Over the past few years, one of the most requested topics on my speaking circuit has been a lesson in which I list a hundred ideas for training our kids to be servants. Service oriented kids grow up to be productive adult servants in the kingdom and it’s those people to whom the Lord will say, “Come ye blessed of my Father,” according to Matthew 25. So it matters if I’m making a real effort, as a mom, to put the heart of a servant in my child. For this reason, I’ve decided to devote a post, every now and then, to a service suggestion—a simple idea for moms to make their homes busy service centers for young hearts and hands. I’d love to hear from those of you who try them. So here goes:
Refrigerator Chore List
Now every good family has a refrigerator chore list. Without that list the van would never get cleaned out, the kitchen floor wouldn’t get its nightly sweeping and certainly the kids’ beds would never be made. Sometimes the list is a chart that gets lots of checkmarks or stickers. Now it would be silly for me to explain how to make a chore list and how to dole out little rewards for jobs well done. So I won’t. You know the creative-mom kinds of things you do to help positively reinforce the virtues of diligence, responsibility and a good work ethic. Usually a good dose of parental respect is thrown into the reward system as well (i.e. the job gets done with no complaining or sassing). This list is not a new concept and you’re probably already doing it if anyone in your house besides Mom and Dad is not paying rent.
It’s just a few of the pointers we learned the slower, harder way that I would like to consolidate for moms today. Hope they are helpful:
- Don’t pay cash for chores. Have small rewards for jobs well-done. Have an allowance that comes each week that’s just contingent on good behavior, but don’t make the allowance be “pay” for chores done. The jobs that a child does to “pitch in” are part of the responsibility that comes when you are a part of a functional family. Everybody gets the family privileges. Everybody’s in the elite group that loves and respects one another. So everybody pulls his/her own weight. It’s just part of the territory. Everyone in the family is important and part of each individual’s importance is her contribution in hard work.
- Start your kids off on the “chore list” before they can read. Draw pictures. A kitten and a bowl means “feed the cat.” A dust cloth and a bed means “dust your bedroom.”
- Make sure all jobs are age appropriate and that they get harder as the child gets older. For younger kids, you will have to spend more time showing them how to do the job, each time a new one is assigned, than if you just did it yourself. But that patience and diligence in teaching is a big part of a parent’s job.
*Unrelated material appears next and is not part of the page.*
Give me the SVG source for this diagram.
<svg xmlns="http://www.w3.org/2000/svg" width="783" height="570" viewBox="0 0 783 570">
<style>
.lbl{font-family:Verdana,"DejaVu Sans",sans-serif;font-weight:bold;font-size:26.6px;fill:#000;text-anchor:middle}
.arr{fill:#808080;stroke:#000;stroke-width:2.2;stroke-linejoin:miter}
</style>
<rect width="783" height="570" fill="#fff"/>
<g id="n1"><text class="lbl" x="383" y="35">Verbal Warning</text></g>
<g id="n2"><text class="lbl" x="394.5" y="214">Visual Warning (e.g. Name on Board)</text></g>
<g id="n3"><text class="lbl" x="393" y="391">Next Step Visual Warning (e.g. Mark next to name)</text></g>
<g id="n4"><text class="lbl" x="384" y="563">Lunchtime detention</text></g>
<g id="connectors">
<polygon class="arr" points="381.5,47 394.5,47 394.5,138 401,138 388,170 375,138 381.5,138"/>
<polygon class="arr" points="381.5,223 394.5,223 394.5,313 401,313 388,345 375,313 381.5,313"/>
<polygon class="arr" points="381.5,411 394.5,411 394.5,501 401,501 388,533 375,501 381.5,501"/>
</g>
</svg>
- Make an extra copy of the chore list in case the one on the frig “goes missing.”
- Do not let a single day go by without chore accountability. Kids “get it” if you’re forgetting about chores. They will absolutely not remember the chores if Mom doesn’t.
- Even for all our joy in positive re-enforcement, there have to be some specified negative consequences if the positive rewards are insufficient to motivate. Don’t increase the reward if you see laziness. This can get you in very deep, very fast. You cannot afford it. Instead, make the negative consequences severe enough that the child really wants to avoid them ever occurring again. (If the seven-year-old fails to sweep the kitchen, then let her sweep the whole house. If the thirteen-year-old fails to get her ball gear from the van after practice, make her go to practice for the next two weeks without the gear….You know–stuff they won’t forget quickly.) “This concept sounds so mean,” you may be thinking. But, in the long run, it’s the loving way to prepare kids for adult responsibilities. It breeds success.
- Mom and Dad must be on the same page about chores and both must be enforcers with the buck for all family discipline stopping with the father. Both parents must also be exhibiting an excellent work ethic for kids to emulate. Neither can be couch potatoes.
- Never, never, never fail to carry through with both the positive reward promised and any negative consequences threatened. Second chances without promised consequences are usually counterproductive to your goals.
- Many families with multiple kids like to swap up the responsibilities weekly or monthly, to avoid monotony. Just be sure you keep a current list up, so kids can’t pull the “I was confused” card. Magnets on a dry-erase board help with mixing up the responsibilities, because, rather than making a whole new list, you can just move the magnets (with chores written on them) around to align with different kids’ names. You can do the same thing with chores written on clothespins and move the pins around on your kids’ strings. Clothespins are good, too, because small hands like to move clothespins to the “basket” on the kitchen counter when they complete a chore. (Kids love manipulative skills.) Of course computer lists are always good, too, for moving chores around on a chart because you can cut, copy, paste and reprint. (But, I said I was not going to tell you how to do stuff you already know how to do!)
- Be sure your kids hear you praise them verbally for jobs well done and that they also hear you pray for their individual work ethics. Pray that the small things you are doing in your home will result in big opportunities of service for them in the kingdom and that, ultimately, more souls can be in heaven as a result of your family and the service you are training those kids to do.
(Oh, and if your teens can fund a trip to the movies with friends, but can’t keep their rooms clean, an in-house, income-based rent program sounds like a good idea to me, at least until the rooms are back in shape.)